Писатель 80-летний Иван Билык живет в двухкомнатной квартире старого дома на ул. Ярославов Вал в Киеве. На нем спортивные штаны, ковбойка навыпуск и тапки на босую ногу. На скуле возле левого уха кровь.
— Когда бреюсь, постоянно что-то сдираю, — говорит Иван Иванович. — С Нового года начало падать зрение: глаукома. Почти ничего не вижу.
В кабинете полумрак. Окно завешено тяжелой бордовой портьерой. На письменном столе немецкая печатная машинка "Эрика", радиоприемник и настольная лампа. Рядом швейная машинка, накрытая покрывалом.
— Вон там, — показывает на полку у дверей, — мамины книжки. Она много читала. Ее прапрадедом был брат Котляревского. Мой отец, Иван Маркович Вакуленко, учительствовал. Когда бросили клич — стал попом Украинской автокефальной церкви. Отца расстреляли, было ему 26 лет. Через полтора месяца родился я. Дали мамину фамилию, потому что могли быть проблемы как у сына врага народа.

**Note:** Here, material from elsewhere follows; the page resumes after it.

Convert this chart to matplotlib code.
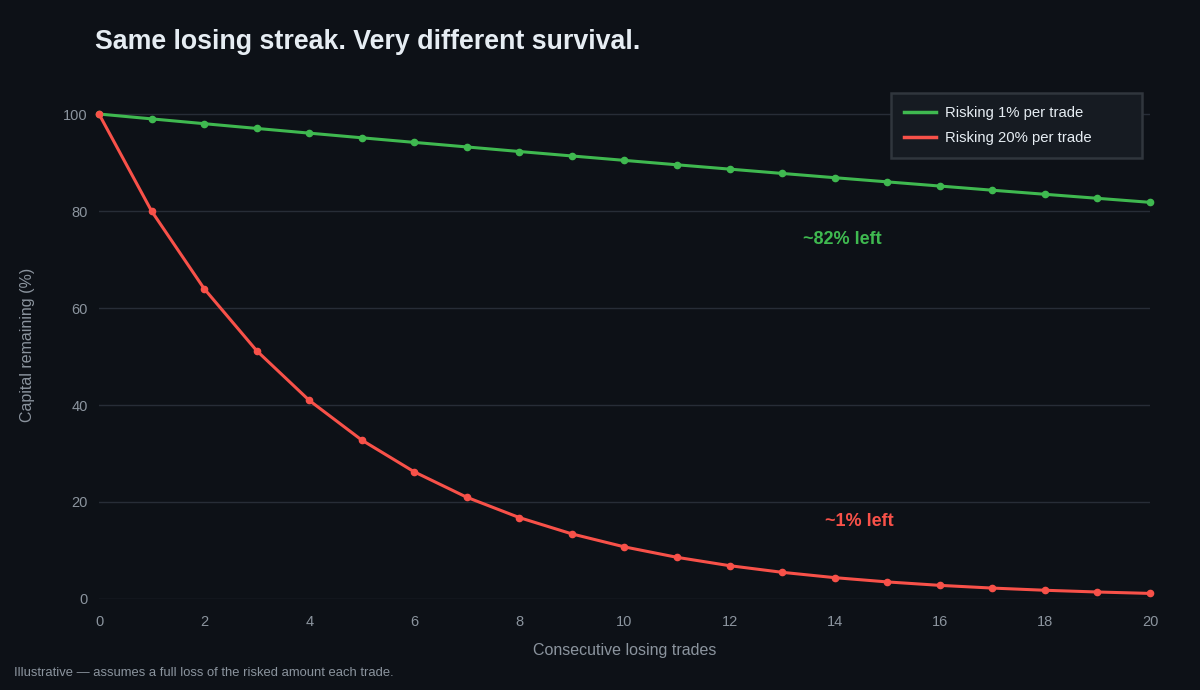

— Нашими соседями были евреи-переселенцы из Проскуровщины. Лишенцы. Они были лишены гражданських прав. Одна их бабка рассказывала: "О, как мы жили! У нас был магазин свой". От них я научился разговаривать на идиш. В оккупацию к нам зашел немец и спрашивает: "Гир зинд юден?" — здесь есть евреи? А я отвечаю на идиш: "Кейне иден", то есть нет ни одного еврея. Он мне: "Ком цу мир". Стянул с меня трусы, посмотрел, засмеялся, хлопнул по затылку и ушел.
В 1959-м вышел перевод Билыка повести "Ветряк" болгарского писателя Славче Чернишева.
— Я тогда на третьем курсе учился. Получил гонорар и повел друзей в ресторан "Лейпциг". Когда появлялся в общежитии, однокурсник Николай Охмакевич говорил: "О, наш кулак пришел!" Я тогда был при деньгах. Студенты-поляки привезли мне добротного рыжего драпа на пальто, цигейку на воротник и на шапку-"пирожок".
Звонит телефон. Прислушивается, но трубку не берет:
— Жена ответит, — говорит тихо.
Иван Иванович рассказывает, как познакомился с женой Светланой.
— После четвертого курса вернулся из военных лагерей и пошел на пляж в Гидропарк. Все тело белое, только морда черная, как у негра. Смотрю — загорает одна. Лица не видно, но формы подходящие. Оказалось — москвичка, приехала в гости. На следующий день повел ее погулять на Выпердос — выставку передового опыта. Ужинали в ресторане "Прага", через полгода поженились. Ее отец был подполковником КГБ.
В 1972-м вышел исторический роман Билыка "Меч Арея".
— Когда писал его, выкуривал по 40 сигарет. Болгарских "Родопи" или "БТ", — уточняет. — И выпивал термос кофе, 1,25 литра. На работу приходил в 12, так что успевал утром еще и порыбачить. 20 августа поймал огромного леща — 85 сантиметров! Пришел с ним на работу и узнал, что вышел сигнальный экземпляр романа. Занес рыбину в ресторан "Эней", попросил повариху приготовить, вечером обмыли. А в сентябре книжку запретили. Петр Толочко организовал подписи 10 докторов исторических наук и накатал жалобу в ЦК. Обвинил роман в националистических уклонах.
После этого Билыка уволили с работы.
— Как-то вызвали меня в КГБ. Майор Евгений Марчук передал пожелание Щербицкого написать покаянное письмо. Я трижды что-то писал, но оно их не устраивало. Так нигде и не опубликовали.
В 1991-м Ивану Билыку дали Шевченковскую премию.
— Тогда это было 5 тысяч карбованцев, на руки получил 4 тысячи 400. Думал, "жигули" куплю. Как раз перед этим на Союз пришла разнарядка на две машины — мне и Борису Олийныку. Но карбованец обвалился, цена подскочила с 8 тысяч до 20. У меня таких денег не было.
Детей у писателя нет. В позапрошлом году вышел его роман "Яр", который пролежал в столе 40 лет.